=== Record set ===
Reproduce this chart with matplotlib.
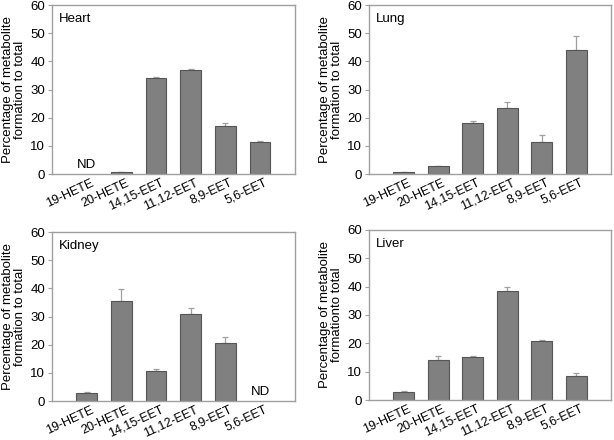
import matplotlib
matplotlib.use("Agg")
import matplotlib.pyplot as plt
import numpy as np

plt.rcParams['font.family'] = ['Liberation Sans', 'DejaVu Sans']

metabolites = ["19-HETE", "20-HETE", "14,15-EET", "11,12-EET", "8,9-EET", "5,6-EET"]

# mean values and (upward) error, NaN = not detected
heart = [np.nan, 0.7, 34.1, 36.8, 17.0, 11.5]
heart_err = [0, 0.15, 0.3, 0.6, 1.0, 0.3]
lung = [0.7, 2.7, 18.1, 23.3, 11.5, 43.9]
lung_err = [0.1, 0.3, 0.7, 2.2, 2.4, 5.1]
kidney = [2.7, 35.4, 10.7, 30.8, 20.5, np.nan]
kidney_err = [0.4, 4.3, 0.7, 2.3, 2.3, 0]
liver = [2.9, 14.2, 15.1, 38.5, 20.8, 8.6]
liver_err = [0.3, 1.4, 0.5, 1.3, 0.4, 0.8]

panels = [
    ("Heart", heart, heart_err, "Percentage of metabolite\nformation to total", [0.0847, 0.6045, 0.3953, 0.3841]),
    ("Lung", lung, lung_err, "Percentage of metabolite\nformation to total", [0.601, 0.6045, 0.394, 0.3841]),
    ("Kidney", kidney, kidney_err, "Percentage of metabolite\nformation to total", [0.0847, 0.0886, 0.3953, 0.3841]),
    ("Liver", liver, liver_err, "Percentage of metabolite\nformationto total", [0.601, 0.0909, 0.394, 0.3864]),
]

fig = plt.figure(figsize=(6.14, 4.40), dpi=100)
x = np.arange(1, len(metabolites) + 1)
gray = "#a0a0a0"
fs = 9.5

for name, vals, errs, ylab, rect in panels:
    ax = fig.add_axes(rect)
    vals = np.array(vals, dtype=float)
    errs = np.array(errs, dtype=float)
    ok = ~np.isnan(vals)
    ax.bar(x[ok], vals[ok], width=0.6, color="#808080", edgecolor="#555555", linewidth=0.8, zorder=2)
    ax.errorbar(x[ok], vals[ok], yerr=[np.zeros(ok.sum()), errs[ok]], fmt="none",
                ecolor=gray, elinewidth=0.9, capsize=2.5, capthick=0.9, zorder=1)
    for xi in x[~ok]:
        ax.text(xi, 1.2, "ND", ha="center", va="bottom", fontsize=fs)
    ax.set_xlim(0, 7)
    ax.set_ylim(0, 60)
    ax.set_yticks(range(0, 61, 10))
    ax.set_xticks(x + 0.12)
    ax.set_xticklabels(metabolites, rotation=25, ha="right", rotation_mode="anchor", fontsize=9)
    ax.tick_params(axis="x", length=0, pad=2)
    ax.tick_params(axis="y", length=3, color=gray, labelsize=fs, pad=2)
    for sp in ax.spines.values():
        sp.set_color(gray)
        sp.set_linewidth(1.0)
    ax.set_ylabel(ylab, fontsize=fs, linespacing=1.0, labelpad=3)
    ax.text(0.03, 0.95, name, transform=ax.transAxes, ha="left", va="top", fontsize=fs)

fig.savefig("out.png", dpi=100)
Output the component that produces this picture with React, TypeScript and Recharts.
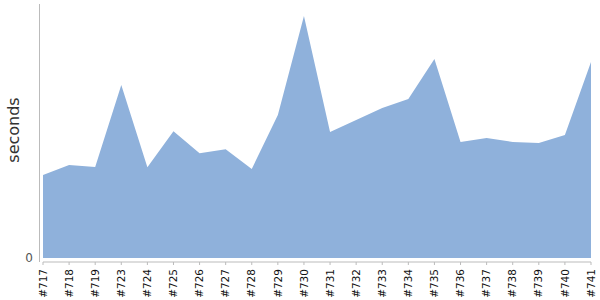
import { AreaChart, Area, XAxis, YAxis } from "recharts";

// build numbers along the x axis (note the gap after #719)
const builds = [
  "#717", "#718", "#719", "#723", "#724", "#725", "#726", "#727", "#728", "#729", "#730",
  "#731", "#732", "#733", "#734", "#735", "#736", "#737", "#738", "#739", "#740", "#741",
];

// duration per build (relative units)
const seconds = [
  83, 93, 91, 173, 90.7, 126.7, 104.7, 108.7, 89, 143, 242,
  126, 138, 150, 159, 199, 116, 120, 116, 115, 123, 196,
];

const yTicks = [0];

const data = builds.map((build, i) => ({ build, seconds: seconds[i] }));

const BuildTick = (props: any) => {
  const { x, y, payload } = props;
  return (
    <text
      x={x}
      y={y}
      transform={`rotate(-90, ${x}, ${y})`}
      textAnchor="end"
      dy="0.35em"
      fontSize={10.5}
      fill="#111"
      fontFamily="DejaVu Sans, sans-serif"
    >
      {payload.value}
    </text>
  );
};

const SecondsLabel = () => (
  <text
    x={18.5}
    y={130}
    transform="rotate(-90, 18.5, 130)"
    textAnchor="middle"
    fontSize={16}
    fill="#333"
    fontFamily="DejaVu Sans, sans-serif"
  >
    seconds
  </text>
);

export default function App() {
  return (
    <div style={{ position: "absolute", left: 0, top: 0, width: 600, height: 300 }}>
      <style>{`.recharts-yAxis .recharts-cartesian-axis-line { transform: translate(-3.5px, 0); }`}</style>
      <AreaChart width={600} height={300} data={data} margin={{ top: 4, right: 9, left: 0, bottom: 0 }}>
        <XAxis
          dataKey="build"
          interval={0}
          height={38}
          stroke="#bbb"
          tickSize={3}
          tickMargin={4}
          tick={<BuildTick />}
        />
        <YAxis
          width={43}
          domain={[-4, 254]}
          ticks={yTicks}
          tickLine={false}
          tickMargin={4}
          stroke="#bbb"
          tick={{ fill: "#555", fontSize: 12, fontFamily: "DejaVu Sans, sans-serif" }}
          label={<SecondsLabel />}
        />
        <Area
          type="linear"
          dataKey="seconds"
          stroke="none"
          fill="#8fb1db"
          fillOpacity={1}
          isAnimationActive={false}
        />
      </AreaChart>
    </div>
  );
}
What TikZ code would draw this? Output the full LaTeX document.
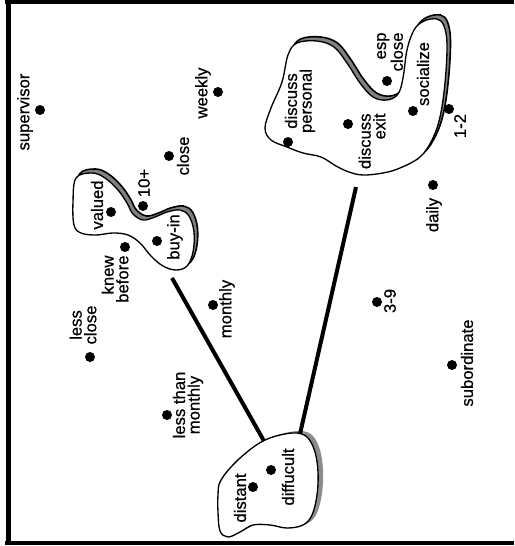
===
Short problem »
Return each line exactly as written. Any picture gets left out.

Full answer »
Reproduce this chart with matplotlib.
import matplotlib
matplotlib.use("Agg")
import matplotlib.pyplot as plt
import numpy as np

plt.rcParams['font.family'] = ['Liberation Sans', 'DejaVu Sans']

metabolites = ["19-HETE", "20-HETE", "14,15-EET", "11,12-EET", "8,9-EET", "5,6-EET"]

# mean values and (upward) error, NaN = not detected
heart = [np.nan, 0.7, 34.1, 36.8, 17.0, 11.5]
heart_err = [0, 0.15, 0.3, 0.6, 1.0, 0.3]
lung = [0.7, 2.7, 18.1, 23.3, 11.5, 43.9]
lung_err = [0.1, 0.3, 0.7, 2.2, 2.4, 5.1]
kidney = [2.7, 35.4, 10.7, 30.8, 20.5, np.nan]
kidney_err = [0.4, 4.3, 0.7, 2.3, 2.3, 0]
liver = [2.9, 14.2, 15.1, 38.5, 20.8, 8.6]
liver_err = [0.3, 1.4, 0.5, 1.3, 0.4, 0.8]

panels = [
    ("Heart", heart, heart_err, "Percentage of metabolite\nformation to total", [0.0847, 0.6045, 0.3953, 0.3841]),
    ("Lung", lung, lung_err, "Percentage of metabolite\nformation to total", [0.601, 0.6045, 0.394, 0.3841]),
    ("Kidney", kidney, kidney_err, "Percentage of metabolite\nformation to total", [0.0847, 0.0886, 0.3953, 0.3841]),
    ("Liver", liver, liver_err, "Percentage of metabolite\nformationto total", [0.601, 0.0909, 0.394, 0.3864]),
]

fig = plt.figure(figsize=(6.14, 4.40), dpi=100)
x = np.arange(1, len(metabolites) + 1)
gray = "#a0a0a0"
fs = 9.5

for name, vals, errs, ylab, rect in panels:
    ax = fig.add_axes(rect)
    vals = np.array(vals, dtype=float)
    errs = np.array(errs, dtype=float)
    ok = ~np.isnan(vals)
    ax.bar(x[ok], vals[ok], width=0.6, color="#808080", edgecolor="#555555", linewidth=0.8, zorder=2)
    ax.errorbar(x[ok], vals[ok], yerr=[np.zeros(ok.sum()), errs[ok]], fmt="none",
                ecolor=gray, elinewidth=0.9, capsize=2.5, capthick=0.9, zorder=1)
    for xi in x[~ok]:
        ax.text(xi, 1.2, "ND", ha="center", va="bottom", fontsize=fs)
    ax.set_xlim(0, 7)
    ax.set_ylim(0, 60)
    ax.set_yticks(range(0, 61, 10))
    ax.set_xticks(x + 0.12)
    ax.set_xticklabels(metabolites, rotation=25, ha="right", rotation_mode="anchor", fontsize=9)
    ax.tick_params(axis="x", length=0, pad=2)
    ax.tick_params(axis="y", length=3, color=gray, labelsize=fs, pad=2)
    for sp in ax.spines.values():
        sp.set_color(gray)
        sp.set_linewidth(1.0)
    ax.set_ylabel(ylab, fontsize=fs, linespacing=1.0, labelpad=3)
    ax.text(0.03, 0.95, name, transform=ax.transAxes, ha="left", va="top", fontsize=fs)

fig.savefig("out.png", dpi=100)
Output the component that produces this picture with React, TypeScript and Recharts.
import { AreaChart, Area, XAxis, YAxis } from "recharts";

// build numbers along the x axis (note the gap after #719)
const builds = [
  "#717", "#718", "#719", "#723", "#724", "#725", "#726", "#727", "#728", "#729", "#730",
  "#731", "#732", "#733", "#734", "#735", "#736", "#737", "#738", "#739", "#740", "#741",
];

// duration per build (relative units)
const seconds = [
  83, 93, 91, 173, 90.7, 126.7, 104.7, 108.7, 89, 143, 242,
  126, 138, 150, 159, 199, 116, 120, 116, 115, 123, 196,
];

const yTicks = [0];

const data = builds.map((build, i) => ({ build, seconds: seconds[i] }));

const BuildTick = (props: any) => {
  const { x, y, payload } = props;
  return (
    <text
      x={x}
      y={y}
      transform={`rotate(-90, ${x}, ${y})`}
      textAnchor="end"
      dy="0.35em"
      fontSize={10.5}
      fill="#111"
      fontFamily="DejaVu Sans, sans-serif"
    >
      {payload.value}
    </text>
  );
};

const SecondsLabel = () => (
  <text
    x={18.5}
    y={130}
    transform="rotate(-90, 18.5, 130)"
    textAnchor="middle"
    fontSize={16}
    fill="#333"
    fontFamily="DejaVu Sans, sans-serif"
  >
    seconds
  </text>
);

export default function App() {
  return (
    <div style={{ position: "absolute", left: 0, top: 0, width: 600, height: 300 }}>
      <style>{`.recharts-yAxis .recharts-cartesian-axis-line { transform: translate(-3.5px, 0); }`}</style>
      <AreaChart width={600} height={300} data={data} margin={{ top: 4, right: 9, left: 0, bottom: 0 }}>
        <XAxis
          dataKey="build"
          interval={0}
          height={38}
          stroke="#bbb"
          tickSize={3}
          tickMargin={4}
          tick={<BuildTick />}
        />
        <YAxis
          width={43}
          domain={[-4, 254]}
          ticks={yTicks}
          tickLine={false}
          tickMargin={4}
          stroke="#bbb"
          tick={{ fill: "#555", fontSize: 12, fontFamily: "DejaVu Sans, sans-serif" }}
          label={<SecondsLabel />}
        />
        <Area
          type="linear"
          dataKey="seconds"
          stroke="none"
          fill="#8fb1db"
          fillOpacity={1}
          isAnimationActive={false}
        />
      </AreaChart>
    </div>
  );
}
What TikZ code would draw this? Output the full LaTeX document.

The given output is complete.